Fischer's case is extreme, but we all know bigots who say 'some of my best friends are Jews' despite the fact that they despise Jews. They are not lying about their friendships; their mistake is to think this proves they are not bigots. It is possible that Alekhine's friendship with, and public praise of, Jewish players he knew were genuine, and that his belief that "Jewish chess" is a menace was equally honest. Jeremy Spinard's Anti-Semitism in Chess gives the example of Emil Diemer, of Blackmar-Diemer gambit fame, who was a Nazi party member and an antisemite, yet was a close friend of the Latvian Jew Nimzowitsch.

So Alekhine's defenders cannot use this "contradiction" as proof that he didn't mean what he say in his antisemitic articles. Does this condemn Alekhine? In my view, no.
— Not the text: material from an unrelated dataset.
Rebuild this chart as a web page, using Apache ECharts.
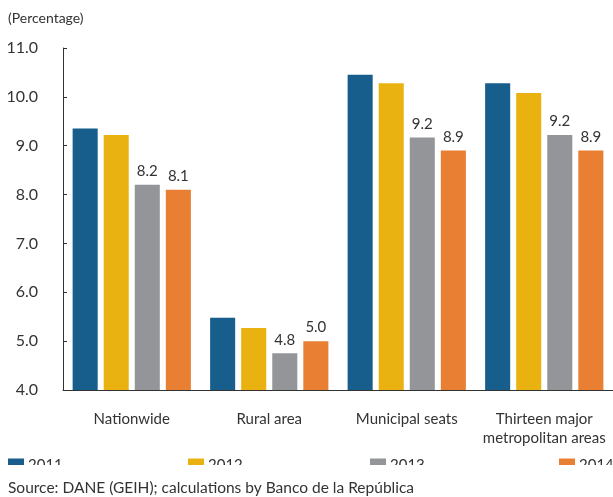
<!DOCTYPE html>
<html>
<head>
<meta charset="utf-8">
<script src="https://cdn.jsdelivr.net/npm/echarts@6/dist/echarts.min.js"></script>
<style>
  html, body { margin: 0; padding: 0; background: #fff; }
  #chart { width: 613px; height: 497px; }
</style>
</head>
<body>
<div id="chart"></div>
<script>
var dom = document.getElementById('chart');
var myChart = echarts.init(dom, null, { renderer: 'canvas' });

const categories = ['Nationwide', 'Rural area', 'Municipal seats', 'Thirteen major\nmetropolitan areas'];
const years = ['2011', '2012', '2013', '2014'];
const v2011 = [9.35, 5.48, 10.45, 10.28];
const v2012 = [9.22, 5.27, 10.28, 10.08];
const v2013 = [8.2, 4.75, 9.17, 9.22];
const v2014 = [8.1, 5.0, 8.9, 8.9];
const yTicks = [4, 5, 6, 7, 8, 9, 10, 11];

const colors = ['#185e8c', '#eab210', '#939598', '#e87f32'];
const font = 'Lato, "Open Sans", sans-serif';
const textColor = '#333';

const allValues = [v2011, v2012, v2013, v2014];
const showLabel = [false, false, true, true];

var series = years.map(function (y, i) {
  return {
    name: y,
    type: 'bar',
    data: allValues[i],
    barGap: '24%',
    barCategoryGap: '14%',
    itemStyle: { color: colors[i] },
    label: {
      show: showLabel[i],
      position: 'top',
      distance: 6,
      color: textColor,
      fontFamily: font,
      fontSize: 15,
      formatter: function (p) { return p.value.toFixed(1); }
    }
  };
});

// the legend sits half cut off at the bottom, as in the source picture
var legendX = [8, 188, 370, 559];
var legends = years.map(function (y, i) {
  return {
    data: [y],
    left: legendX[i],
    top: 458,
    padding: 0,
    itemWidth: 16,
    itemHeight: 14,
    icon: 'rect',
    selectedMode: false,
    textStyle: { color: textColor, fontFamily: font, fontSize: 15, padding: [10, 0, 0, -1] }
  };
});

var option = {
  backgroundColor: '#fff',
  animation: false,
  color: colors,
  legend: legends,
  grid: { left: 63, right: 0, top: 48, bottom: 107, containLabel: false },
  xAxis: {
    type: 'category',
    data: categories,
    axisLine: { lineStyle: { color: '#333', width: 1 } },
    axisTick: { inside: true, length: 5, lineStyle: { color: '#333' } },
    axisLabel: {
      interval: 0,
      color: textColor,
      fontFamily: font,
      fontSize: 15,
      margin: 20,
      lineHeight: 19
    }
  },
  yAxis: {
    type: 'value',
    min: yTicks[0],
    max: yTicks[yTicks.length - 1],
    interval: 1,
    axisLine: { show: true, lineStyle: { color: '#333', width: 1 } },
    axisTick: { show: true, inside: true, length: 4, lineStyle: { color: '#333' } },
    splitLine: { show: false },
    axisLabel: {
      color: textColor,
      fontFamily: font,
      fontSize: 16,
      margin: 25,
      formatter: function (v) { return v.toFixed(1); }
    }
  },
  graphic: [
    {
      type: 'text',
      left: 8,
      top: 11,
      style: { text: '(Percentage)', fill: textColor, font: '14px ' + font }
    },
    {
      type: 'rect',
      z: 100,
      shape: { x: 0, y: 465, width: 613, height: 14 },
      style: { fill: '#fff' }
    },
    {
      type: 'text',
      left: 8,
      top: 480,
      z: 101,
      style: { text: 'Source: DANE (GEIH); calculations by Banco de la República', fill: textColor, font: '15.5px ' + font }
    }
  ],
  series: series
};

myChart.setOption(option);
window.addEventListener('resize', myChart.resize);
</script>
</body>
</html>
1). First, if his friendship with Jewish players is no proof his antisemitic articles did not reflect his actual view, it of course does not prove his articles did reflect his views. That he might have believed what he wrote is no proof that he did.

2). Second, suppose it is conclusively proven -- say, by the discovery of a personal letter to a friend where Alekhine declares he hates "Jewish chess" -- that Alekhine meant what he said in those articles. If this were a contradiction with his friendhip with, and published praise of, Jewish players, we would be forced to conclude he was an enormous hypocrite, praising and being on friendly terms with many people he actually despised! This would be a worse condemnation of Alekhine's character than any belief, however foolish or mean-spirited, he held about the evils of "Jewish chess". But, I argue, it is quite possible that his friendship with Jewish players is genuine even if he was an antisemite about Jews "in general".